The problem is that in the 6 months I’ve known her I suspect nothing I’ve said has brought her closer to actually changing her life. I get the feeling that as she verbally purges her frustration to some degree with a friend, which in itself seems healthy, she’s also relieved of a valuable means to pull herself out of her situation.
Frustration can be a tool if you use it to fuel your resolve; letting it dissipate without changing your situation implies further suffering.
I’m not sure if we’re close enough that she’d be comfortable with me telling her what I really think, but if I could, here’s what I’d ask:
Are you done? Is it no longer your policy to aggressively develop yourself, and your life? Have you given up at your relatively young age?
Maybe you’re unhappy with your job, you’re overweight, you’re drinking too much, you can’t leave your boyfriend.
So is that it? Are you done? Whether you’d like to change yourself or your life, asking this question is a trigger toward new iterations of you, the first step of a thousand possibilities.

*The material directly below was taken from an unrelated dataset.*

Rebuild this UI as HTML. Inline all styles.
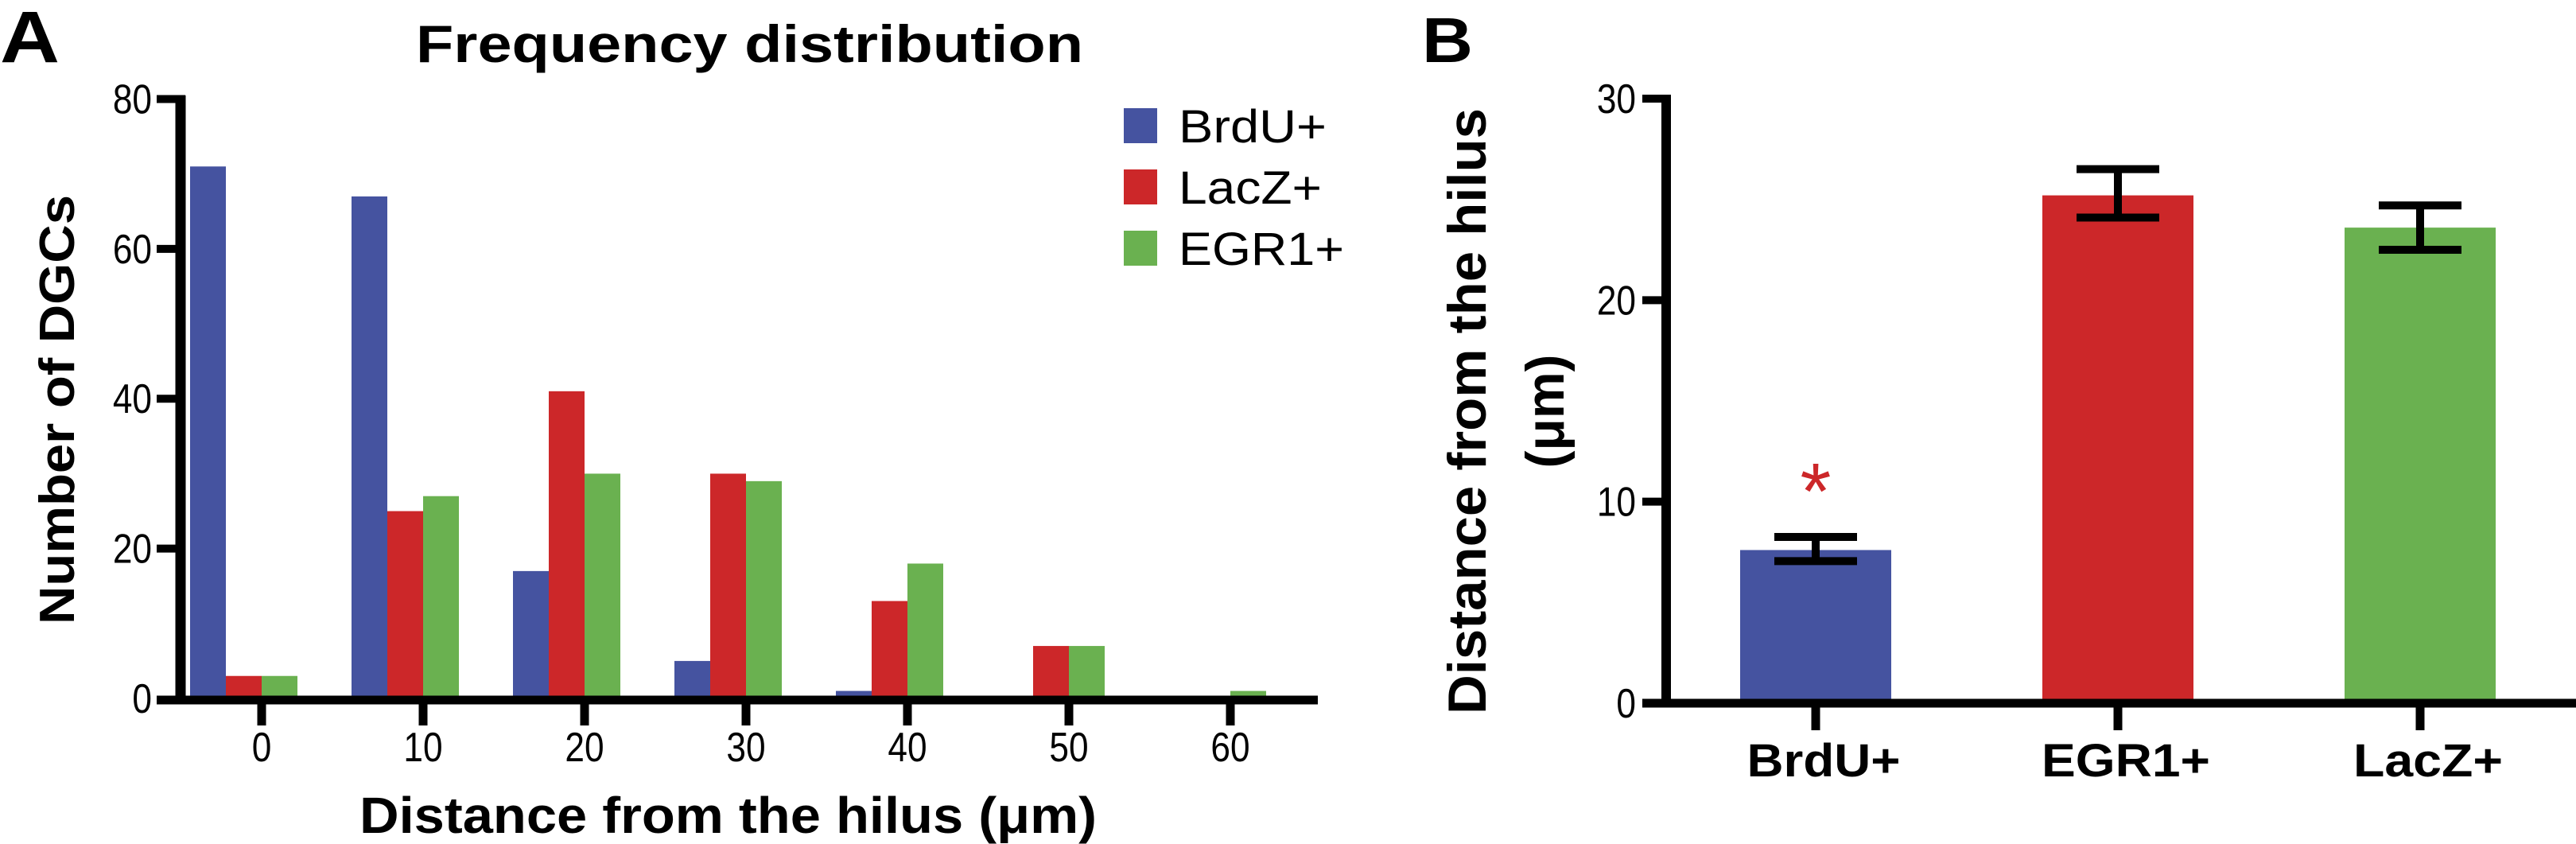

It’s a weapon for provoking action, a reminder that a way to attack chronic problems is by again embracing the sort of personal transformation for which you no longer tend to find time.
We do amazing things in the first couple decades of our lives, then too often become less interested in broadening our capacities. It’s always seemed ironic to me that by the time we’ve developed the capacity to go a step further and do truly incredible things— start a business, get a PhD, write a book—right then, for whatever reason, many of us get conservative with our life directions and stop pushing.
Look, there is a place for acceptance in our lives. It’s a capacity we all have to live as well as possible in the face of forces which are sometimes larger than our will.
But don’t use acceptance as a way to turn your back on your own higher-quality agenda. Don’t accept the status quo as a way to celebrate your own tendency toward laziness.
The question as to what you can and cannot change is profound and wide open, but approaching reality as more malleable than you’ve led yourself to believe is a worthy policy.
So what specifically would I suggest?
Every time you’re frustrated over something you want to change, ask yourself if you’ve stopped fighting. Are you done? Unless you answer ‘no’, the answer is yes…
…until you give yourself another chance by asking again, or surrender for good.
Say ’NO’ sooner. Not done.
Educate yourself. Talk to people who have made the change you want to make. Spend more time with these people, online or offline.
Wake up earlier to give yourself time to step toward the change in a concrete way.
Find replacement activities for the bad habits into which you’ve fallen.
Find replacement friends who do not enable the bad habits into which you’ve fallen. Yes I’m serious. Will your life be a monument to the misguided support of those friends?
Systematically create new, better habits via repetition.
No matter what you want to fix, the means exist, but they are useless unless you decide to use the self-reliance and strength you have, which might be lying dormant through disuse.
That decision, that conviction, can be a flag around which you rally against the forces of inertia and distraction in your life.
Ask yourself from time to time: Am I done?
Am I finished growing or improving myself, learning a new skill or further developing one I already possess? Have I finished working on making my life into what my best self would want it to be?
Am I done?
It is a small mantra which can give us the means to change any detail with which we are dissatisfied in our lives.
It might be the spark that changes everything.